Nevertheless, the reconnection was good and I have been busily corresponding by email this week with her. She has sent me more information, and I have sent her more family and friend connections and stories. This correspondence will serve me well when I continue the work I started many years about my great grandfather William Felix Grundy Martin of Sleepy Hollow in rural Goreville.

I started asking questions about William Felix’s life decades ago and have written several different attempts with updates as the years progressed. I just completed and mailed a short version to the Johnson County Historical and Genealogical Society, which is asking for family histories for a 2012 book they plan to publish.

After completing that and then having this stimulating email correspondence with Codi’s grandmother, I am inspired to try my best to finish this long essay and hope to get it published in Saga, a regional genealogical journal. Then when I leave the planet, other descendants will have access to the information. Certainly I have much more information now than I did when I put a short bio on the back of a photo of him decades ago or even when I first wrote about him with more length in 1995.
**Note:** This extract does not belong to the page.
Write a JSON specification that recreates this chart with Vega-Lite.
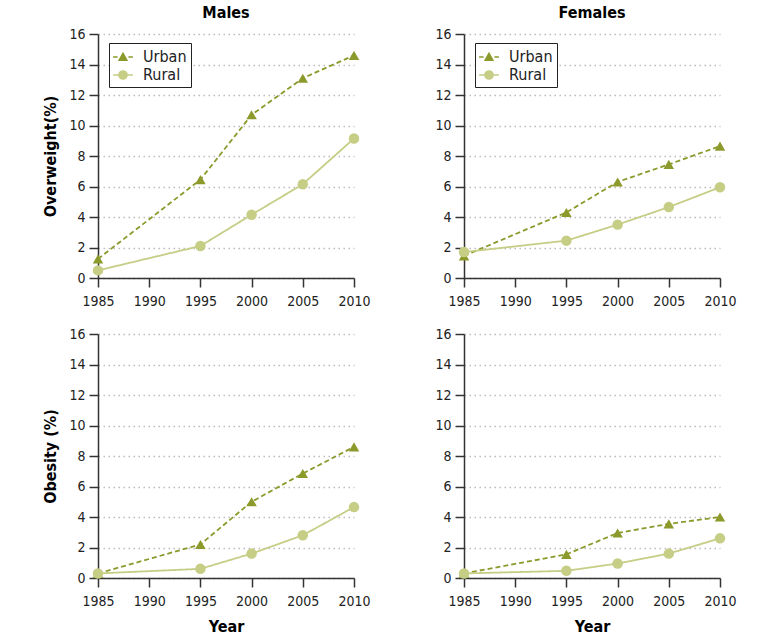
{
  "$schema": "https://vega.github.io/schema/vega-lite/v6.json",
  "background": "white",
  "padding": {"left": 42, "top": 5, "right": 5, "bottom": 5},
  "config": {
    "font": "DejaVu Sans Condensed, Liberation Sans, sans-serif",
    "view": {"stroke": null},
    "axis": {
      "labelFont": "DejaVu Sans Condensed, Liberation Sans, sans-serif",
      "labelFontSize": 14,
      "labelColor": "#222",
      "labelFlush": false,
      "domainColor": "#333",
      "tickColor": "#333",
      "domainWidth": 1.5,
      "tickWidth": 1.5,
      "tickSize": 9,
      "labelPadding": 4,
      "titleFont": "DejaVu Sans Condensed, Liberation Sans, sans-serif",
      "titleFontWeight": "bold",
      "titleFontSize": 16,
      "titleColor": "#000"
    },
    "axisY": {"grid": true, "gridDash": [1.5, 3.5], "gridColor": "#bbbbbb", "gridWidth": 1.3, "titlePadding": 10},
    "axisX": {"grid": false, "labelPadding": 7, "titlePadding": 10},
    "title": {"font": "DejaVu Sans Condensed, Liberation Sans, sans-serif", "fontSize": 16, "fontWeight": "bold", "color": "#000", "offset": 6},
    "legend": {"title": null, "orient": "none", "legendX": 11, "legendY": 9, "strokeColor": "#222", "fillColor": "white", "padding": 4, "symbolSize": 324, "symbolOpacity": 1, "symbolStrokeWidth": 1.6, "labelFont": "DejaVu Sans Condensed, Liberation Sans, sans-serif", "labelFontSize": 16, "labelColor": "#222", "labelOffset": 10, "rowPadding": 0}
  },
  "datasets": {
    "d": [
      {"sex": "Males", "measure": "Overweight", "area": "Urban", "year": 1985, "value": 1.25},
      {"sex": "Males", "measure": "Overweight", "area": "Urban", "year": 1995, "value": 6.45},
      {"sex": "Males", "measure": "Overweight", "area": "Urban", "year": 2000, "value": 10.7},
      {"sex": "Males", "measure": "Overweight", "area": "Urban", "year": 2005, "value": 13.1},
      {"sex": "Males", "measure": "Overweight", "area": "Urban", "year": 2010, "value": 14.6},
      {"sex": "Males", "measure": "Overweight", "area": "Rural", "year": 1985, "value": 0.5},
      {"sex": "Males", "measure": "Overweight", "area": "Rural", "year": 1995, "value": 2.1},
      {"sex": "Males", "measure": "Overweight", "area": "Rural", "year": 2000, "value": 4.15},
      {"sex": "Males", "measure": "Overweight", "area": "Rural", "year": 2005, "value": 6.15},
      {"sex": "Males", "measure": "Overweight", "area": "Rural", "year": 2010, "value": 9.15},
      {"sex": "Females", "measure": "Overweight", "area": "Urban", "year": 1985, "value": 1.45},
      {"sex": "Females", "measure": "Overweight", "area": "Urban", "year": 1995, "value": 4.3},
      {"sex": "Females", "measure": "Overweight", "area": "Urban", "year": 2000, "value": 6.3},
      {"sex": "Females", "measure": "Overweight", "area": "Urban", "year": 2005, "value": 7.45},
      {"sex": "Females", "measure": "Overweight", "area": "Urban", "year": 2010, "value": 8.65},
      {"sex": "Females", "measure": "Overweight", "area": "Rural", "year": 1985, "value": 1.7},
      {"sex": "Females", "measure": "Overweight", "area": "Rural", "year": 1995, "value": 2.45},
      {"sex": "Females", "measure": "Overweight", "area": "Rural", "year": 2000, "value": 3.5},
      {"sex": "Females", "measure": "Overweight", "area": "Rural", "year": 2005, "value": 4.65},
      {"sex": "Females", "measure": "Overweight", "area": "Rural", "year": 2010, "value": 5.95},
      {"sex": "Males", "measure": "Obesity", "area": "Urban", "year": 1985, "value": 0.3},
      {"sex": "Males", "measure": "Obesity", "area": "Urban", "year": 1995, "value": 2.2},
      {"sex": "Males", "measure": "Obesity", "area": "Urban", "year": 2000, "value": 5.0},
      {"sex": "Males", "measure": "Obesity", "area": "Urban", "year": 2005, "value": 6.85},
      {"sex": "Males", "measure": "Obesity", "area": "Urban", "year": 2010, "value": 8.6},
      {"sex": "Males", "measure": "Obesity", "area": "Rural", "year": 1985, "value": 0.3},
      {"sex": "Males", "measure": "Obesity", "area": "Rural", "year": 1995, "value": 0.6},
      {"sex": "Males", "measure": "Obesity", "area": "Rural", "year": 2000, "value": 1.6},
      {"sex": "Males", "measure": "Obesity", "area": "Rural", "year": 2005, "value": 2.8},
      {"sex": "Males", "measure": "Obesity", "area": "Rural", "year": 2010, "value": 4.65},
      {"sex": "Females", "measure": "Obesity", "area": "Urban", "year": 1985, "value": 0.3},
      {"sex": "Females", "measure": "Obesity", "area": "Urban", "year": 1995, "value": 1.55},
      {"sex": "Females", "measure": "Obesity", "area": "Urban", "year": 2000, "value": 2.95},
      {"sex": "Females", "measure": "Obesity", "area": "Urban", "year": 2005, "value": 3.55},
      {"sex": "Females", "measure": "Obesity", "area": "Urban", "year": 2010, "value": 4.0},
      {"sex": "Females", "measure": "Obesity", "area": "Rural", "year": 1985, "value": 0.3},
      {"sex": "Females", "measure": "Obesity", "area": "Rural", "year": 1995, "value": 0.47},
      {"sex": "Females", "measure": "Obesity", "area": "Rural", "year": 2000, "value": 0.95},
      {"sex": "Females", "measure": "Obesity", "area": "Rural", "year": 2005, "value": 1.6},
      {"sex": "Females", "measure": "Obesity", "area": "Rural", "year": 2010, "value": 2.6}
    ]
  },
  "columns": 2,
  "spacing": {"row": 19, "column": 63},
  "resolve": {
    "scale": {"color": "independent", "shape": "independent", "strokeDash": "independent", "stroke": "independent"},
    "legend": {"color": "independent", "shape": "independent", "strokeDash": "independent", "stroke": "independent"}
  },
  "concat": [
    {
      "width": 256, "height": 244,
      "title": "Males",
      "data": {"name": "d"},
      "transform": [{"filter": "datum.sex === 'Males' && datum.measure === 'Overweight'"}],
      "encoding": {
        "x": {"field": "year", "type": "quantitative", "scale": {"domain": [1985, 2010], "nice": false, "zero": false}, "axis": {"values": [1985, 1990, 1995, 2000, 2005, 2010], "format": "d", "title": null}},
        "y": {"field": "value", "type": "quantitative", "scale": {"domain": [0, 16], "nice": false}, "axis": {"values": [0, 2, 4, 6, 8, 10, 12, 14, 16], "title": "Overweight(%)"}}
      },
      "resolve": {"scale": {"color": "independent", "shape": "independent", "stroke": "independent"}, "legend": {"color": "independent", "shape": "independent", "stroke": "independent"}},
      "layer": [
        {"mark": {"type": "line", "strokeWidth": 1.8}, "encoding": {
          "color": {"field": "area", "type": "nominal", "scale": {"domain": ["Urban", "Rural"], "range": ["#8c9a2c", "#c6cd85"]}, "legend": null},
          "strokeDash": {"field": "area", "type": "nominal", "scale": {"domain": ["Urban", "Rural"], "range": [[5, 3], [1, 0]]}, "legend": null}}},
        {"mark": {"type": "point", "filled": true, "opacity": 1, "size": 110}, "encoding": {
          "color": {"field": "area", "type": "nominal", "scale": {"domain": ["Urban", "Rural"], "range": ["#8c9a2c", "#c6cd85"]}, "legend": null},
          "shape": {"field": "area", "type": "nominal", "scale": {"domain": ["Urban", "Rural"], "range": ["triangle-up", "circle"]}, "legend": null}}},
        {"mark": {"type": "point", "filled": true, "opacity": 0, "size": 324}, "encoding": {
          "color": {"field": "area", "type": "nominal", "scale": {"domain": ["Urban", "Rural"], "range": ["#8c9a2c", "#c6cd85"]}, "legend": {}},
          "stroke": {"field": "area", "type": "nominal", "scale": {"domain": ["Urban", "Rural"], "range": ["#8c9a2c", "#c6cd85"]}, "legend": {}},
          "shape": {"field": "area", "type": "nominal", "scale": {"domain": ["Urban", "Rural"], "range": ["M-1.1,0H-0.6M0.6,0H1.1M-0.42,0.36L0,-0.4L0.42,0.36Z", "M-1.1,0H1.1M0.45,0A0.45,0.45,0,1,1,-0.45,0A0.45,0.45,0,1,1,0.45,0Z"]}, "legend": {}}}}
      ]
    },
    {
      "width": 256, "height": 244,
      "title": "Females",
      "data": {"name": "d"},
      "transform": [{"filter": "datum.sex === 'Females' && datum.measure === 'Overweight'"}],
      "encoding": {
        "x": {"field": "year", "type": "quantitative", "scale": {"domain": [1985, 2010], "nice": false, "zero": false}, "axis": {"values": [1985, 1990, 1995, 2000, 2005, 2010], "format": "d", "title": null}},
        "y": {"field": "value", "type": "quantitative", "scale": {"domain": [0, 16], "nice": false}, "axis": {"values": [0, 2, 4, 6, 8, 10, 12, 14, 16], "title": null}}
      },
      "resolve": {"scale": {"color": "independent", "shape": "independent", "stroke": "independent"}, "legend": {"color": "independent", "shape": "independent", "stroke": "independent"}},
      "layer": [
        {"mark": {"type": "line", "strokeWidth": 1.8}, "encoding": {
          "color": {"field": "area", "type": "nominal", "scale": {"domain": ["Urban", "Rural"], "range": ["#8c9a2c", "#c6cd85"]}, "legend": null},
          "strokeDash": {"field": "area", "type": "nominal", "scale": {"domain": ["Urban", "Rural"], "range": [[5, 3], [1, 0]]}, "legend": null}}},
        {"mark": {"type": "point", "filled": true, "opacity": 1, "size": 110}, "encoding": {
          "color": {"field": "area", "type": "nominal", "scale": {"domain": ["Urban", "Rural"], "range": ["#8c9a2c", "#c6cd85"]}, "legend": null},
          "shape": {"field": "area", "type": "nominal", "scale": {"domain": ["Urban", "Rural"], "range": ["triangle-up", "circle"]}, "legend": null}}},
        {"mark": {"type": "point", "filled": true, "opacity": 0, "size": 324}, "encoding": {
          "color": {"field": "area", "type": "nominal", "scale": {"domain": ["Urban", "Rural"], "range": ["#8c9a2c", "#c6cd85"]}, "legend": {}},
          "stroke": {"field": "area", "type": "nominal", "scale": {"domain": ["Urban", "Rural"], "range": ["#8c9a2c", "#c6cd85"]}, "legend": {}},
          "shape": {"field": "area", "type": "nominal", "scale": {"domain": ["Urban", "Rural"], "range": ["M-1.1,0H-0.6M0.6,0H1.1M-0.42,0.36L0,-0.4L0.42,0.36Z", "M-1.1,0H1.1M0.45,0A0.45,0.45,0,1,1,-0.45,0A0.45,0.45,0,1,1,0.45,0Z"]}, "legend": {}}}}
      ]
    },
    {
      "width": 256, "height": 244,
      "data": {"name": "d"},
      "transform": [{"filter": "datum.sex === 'Males' && datum.measure === 'Obesity'"}],
      "encoding": {
        "x": {"field": "year", "type": "quantitative", "scale": {"domain": [1985, 2010], "nice": false, "zero": false}, "axis": {"values": [1985, 1990, 1995, 2000, 2005, 2010], "format": "d", "title": "Year"}},
        "y": {"field": "value", "type": "quantitative", "scale": {"domain": [0, 16], "nice": false}, "axis": {"values": [0, 2, 4, 6, 8, 10, 12, 14, 16], "title": "Obesity (%)"}},
        "color": {"field": "area", "type": "nominal", "scale": {"domain": ["Urban", "Rural"], "range": ["#8c9a2c", "#c6cd85"]}, "legend": null}
      },
      "layer": [
        {"mark": {"type": "line", "strokeWidth": 1.8}, "encoding": {"strokeDash": {"field": "area", "type": "nominal", "scale": {"domain": ["Urban", "Rural"], "range": [[5, 3], [1, 0]]}, "legend": null}}},
        {"mark": {"type": "point", "filled": true, "opacity": 1, "size": 110}, "encoding": {"shape": {"field": "area", "type": "nominal", "scale": {"domain": ["Urban", "Rural"], "range": ["triangle-up", "circle"]}, "legend": null}}}
      ]
    },
    {
      "width": 256, "height": 244,
      "data": {"name": "d"},
      "transform": [{"filter": "datum.sex === 'Females' && datum.measure === 'Obesity'"}],
      "encoding": {
        "x": {"field": "year", "type": "quantitative", "scale": {"domain": [1985, 2010], "nice": false, "zero": false}, "axis": {"values": [1985, 1990, 1995, 2000, 2005, 2010], "format": "d", "title": "Year"}},
        "y": {"field": "value", "type": "quantitative", "scale": {"domain": [0, 16], "nice": false}, "axis": {"values": [0, 2, 4, 6, 8, 10, 12, 14, 16], "title": null}},
        "color": {"field": "area", "type": "nominal", "scale": {"domain": ["Urban", "Rural"], "range": ["#8c9a2c", "#c6cd85"]}, "legend": null}
      },
      "layer": [
        {"mark": {"type": "line", "strokeWidth": 1.8}, "encoding": {"strokeDash": {"field": "area", "type": "nominal", "scale": {"domain": ["Urban", "Rural"], "range": [[5, 3], [1, 0]]}, "legend": null}}},
        {"mark": {"type": "point", "filled": true, "opacity": 1, "size": 110}, "encoding": {"shape": {"field": "area", "type": "nominal", "scale": {"domain": ["Urban", "Rural"], "range": ["triangle-up", "circle"]}, "legend": null}}}
      ]
    }
  ]
}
I cannot seem to do anything on a scheduled basis anymore, so once again I am late with what is supposed to be mid-week blogging. And since I need to mail this belated birthday card to Cecelie, I am going to run into town to the post office where mail goes out at 6 p.m. I think I will be tempted to go by Katherine’s house and watch the second game between #2 Alabama and #1 Georgia tonight with her on ESPNU at 7 CT. We lost 2-1 last night, so we are hoping the Georgia will be more ready for Alabama’s All American pitcher tonight. I watched on Game Tracker last night here at Woodsong, but I think I will want someone to cheer with me for the Dawgs tonight.